”Apple” Wealth ManagementAdvisor Perspectives
The following is a hypothetical and fictional account of how big tech can disrupt the wealth management industry. A back-to-client focus is discussed, reminiscent of how Apple’s Mac OS empowered users and supplanted predecessor operating systems.
Michael, head of venture investments, has requested a meeting with Robert, the board member in charge of the investment sub-committee. Stefan, one of Michael’s young analysts, has also been instructed to prepare a proposal for his new investment idea. Stefan has been cautioned by Michael about Robert’s disdain for time wasting. They are in the boardroom waiting for Robert.
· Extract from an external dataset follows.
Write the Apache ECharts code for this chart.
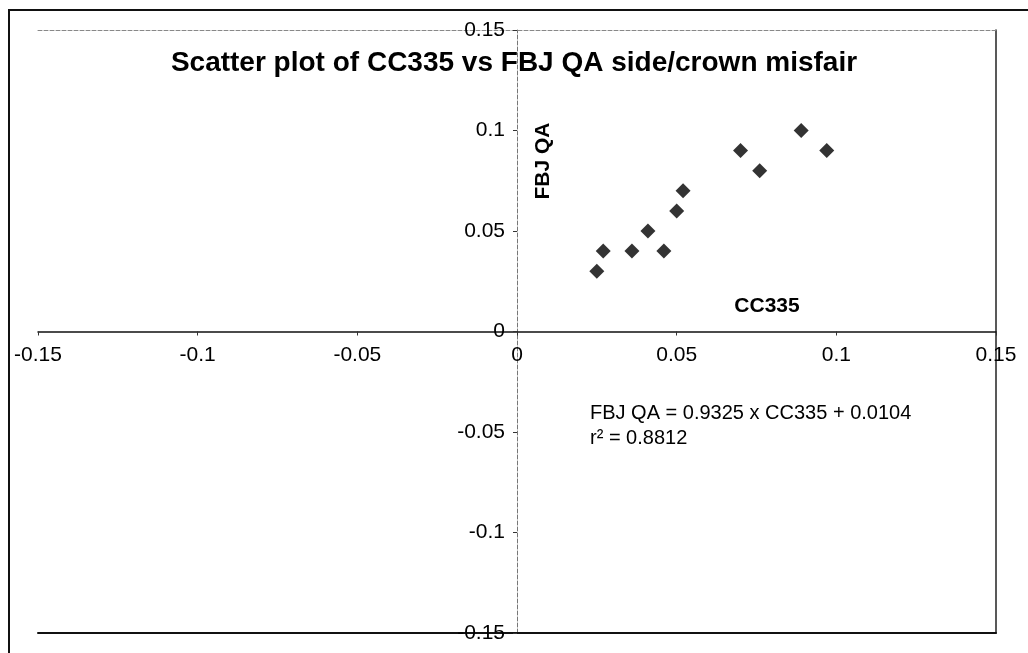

“Remember to be short and precise. My guess is you have 10 minutes to capture Robert’s attention.” Robert arrives on time, gives a friendly nod to the guests, and takes a seat at the opposite table.
What do we have on the table today, Michael?
A novel approach to the wealth management industry, a key adjacency market.
You are referring to another fintech.
Not exactly. Fintechs concentrate on disrupting certain functions within the pipes of the system. This, on the other hand, is about a fresh approach to the entire industry. Stefan is the one who came up with the idea.
Let us hear it, but keep it brief. I am in the middle of two meetings. Stefan, what is the issue you would like us to address?
Stefan sits up straight, clears his throat, and selects his first slide from the computer screen. Robert pays little attention to the slide and instead focuses on Stefan.
The issue is a paradox within the wealth management industry.
The irony of a highly tailored industry gradually becoming pret-a-porter. It started a few decades ago, when WM started adopting the pension fund industry’s methodology or “operating system.”
Although this pension fund OS is well-suited for pension fund agents, it is a poor fit for WM principals. It turned out to be a pret-a-porter software framework.
What is the opportunity for us?
Getting to the bottom of this mismatch. Creating the world’s first personalized wealth management OS. Instead of agents, this OS will be built and tailored for principals.
Ambitious enough! Nevertheless, please assist me in better understanding. Are you suggesting the existing PF OS is the source of the issue? Why? Is it just out of date?
Well, it is over 50 years old, but it still works fine for pension funds.
Yet it has evolved into a problem for WM.
Why did WM choose this software to begin with?